The matter should be further studied in the court below with a view of determining the exact needs of the wife and children and the extent of the husband's income, which are *209 the underlying factors in determining what allowance of alimony and support money shall be granted.

As to the allowance of attorney fees, the trial court must take into consideration the financial ability of the parties and the practical effort required of the attorney to acquaint himself with relevant facts to enable him to advise his client on questions involved. This includes in this case the necessary search and study of a rather perplexing or complicated situation. When the separation became inevitable and the divorce action necessary, the parties were joint owners of two residential lots on one of which is the residence. There was personal property of considerable extent. A scale of living had resulted from the remarkable earning power developed by the husband as a jewelry salesman operating in a wide territory of some several states. Some familiarity with the method of operating his business, his relations to his customers and employer, was required so that understanding of results by way of income might be fully presented to the court.

The record shows that a careful, intensive investigation of appellant's resources and earning capacity was necessary on the part of respondent's counsel for the proper protection of his client.

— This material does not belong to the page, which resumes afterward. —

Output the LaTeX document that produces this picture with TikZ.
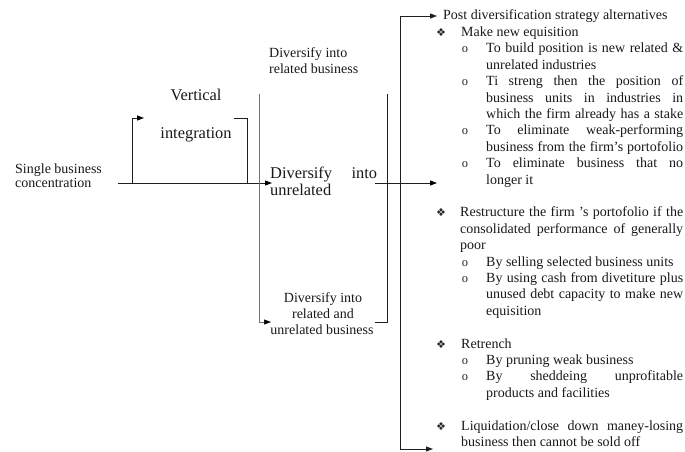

Allowance of attorney fees by the trial court challenged on this appeal does not impress us as being excessive, considering the work and professional skill required, nor out of line with the standards of compensation for such service in the community where the work was done. Accordingly, we cannot find that such an allowance constituted an abuse of discretion on the part of the learned trial judge, and the judgment and order should be affirmed as to the amounts allowed.

By the Court.—Judgment affirmed in part, reversed in part, and cause remanded for further proceedings in accordance with this opinion. The order of January 3, 1952, is affirmed as to attorney fees and reversed and remanded for *210 further proceedings as to the remainder. Neither party to have costs on this appeal. Respondent to pay clerk's fees.